By Heather Pickrell
Originally Published: November 19, 2012
Tuesday, November 5, the students of Temple Christian School arrived sporting the patriotic colors of our country and items advertising their ideal candidate for the presidency. Everyone was a buzz with talk about the issues and the men and women running for public offices. For some older students, they would be voting for the first time that day.
Tensions ran high the day of the election as voters rushed to the polls, eager to see who would be their next president. The race would be tight, that fact was clear. Some said Mitt Romney would win, and others claimed that Barack Obama would continue for a second term. In truth, no one really knew for sure. As time stretched on and the polls slowly closed one by one, the numbers began pouring in. Soon, the winner became apparent; Barack Obama had won the presidency.
“I thought that it would be closer, and I was disappointed.” Michael Guidera exclaimed later that week, voicing the opinions of many Americans but disagreeing with countless others as well.
“I’m glad for the opportunity, but my vote amounted to nothing,” Jared Ward, a senior at Temple Christian School, commented as he revealed his feelings regarding his first experience of casting his vote in a national election.

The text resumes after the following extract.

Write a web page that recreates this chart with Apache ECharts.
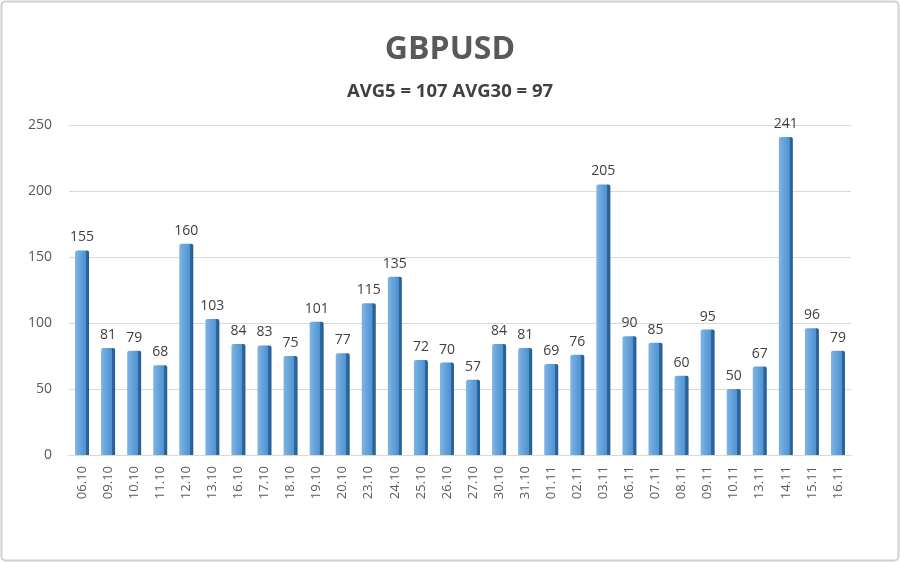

“In a world where people are looked down on because of their age, I am privileged to have the opportunity to affect my country,” said Lindsay Wafzig, another senior at Temple. She also expressed her disappointment that the candidate she voted for did not win the election.
Needless to say, the 2012 election will go down in history as one of the closest races and one of the most surprising. We can only wait and see what the next four years will bring. Until then, we will anticipate the next race for the highest-ranking position in America.